In patients with schizophrenia, atypical antipsychotic medications have increased the effectiveness of symptom management, but patients may remain socially or cognitively disabled. CET is recommended for patients with schizophrenia who are stable with low risk of relapse.
Also people with eating disorders such as anorexia nervosa are considered to be cognitively inflexible with their perspectives of food. In London, CRT was beneficial in the treatment of adults with anorexia nervosa, and in Poland among adolescents with anorexia nervosa. In the United States clinical trials are still being conducted by Stanford University in subjects over 16 as a conjunctive therapy with family based treatment.
CRT has also been shown to be useful in both children and adults with ADHD, as well as for cognitive deficits associated with major depressive disorder CRT has also been used in a subset of pediatric cancer survivors who experienced cognitive impairment due to the effects of cancer or cancer treatment on cognitive functioning. Clinical trials are slated to begin in 2010 in the United States by the National Institute of Health and the National Institute of Drug Abuse on the efficacy of cognitive remediation upon the cognitive deficits associated with drug abuse.

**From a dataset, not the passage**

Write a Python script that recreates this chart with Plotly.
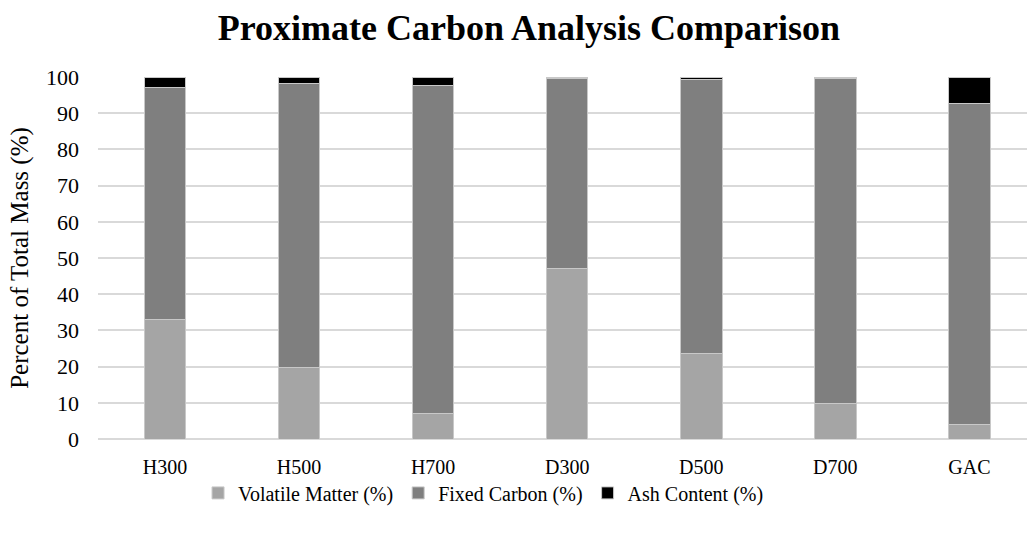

CRT is usually administered via use of a computer, with the tasks appearing on the monitor.
As a treatment for anorexia nervosa
For individuals with AN, CRT is an interactive treatment which combines practical exercises with discussions about their relevance to the patient’s everyday life. It addresses the process rather than the content of thinking, thus helping patients to develop a metacognitive awareness of their own thinking style. The treatment is hypothesized to work by strengthening and refining neural circuits, and by learning and transferring new cognitive strategies to appropriate situations. The aim is to identify and target the cognitive impairments specific to each patient, and to motivate the patient to engage in meta-cognitive processes i.e. to consider their cognitive/thinking styles and to explore alternative strategies, which in turn might lead to behavioral changes. By becoming aware of problematic cognitive styles, the patient can reflect on how these affect everyday life and learn to develop new strategies. The intervention was originally developed for adults with chronic AN  but during the last decade, there has been a substantial increase in studies exploring CRT for younger patients as well. Much of this work has been conducted at Oslo University Hospital, where a feasibility trial of CRT for adolescents with AN has been performed  and novel materials targeting young individuals with AN has been developed by Camilla Lindvall Dahlgren, Isabel Owen and Bryan Lask - the CRT Resource Pack (available free of charge at www.rasp.no).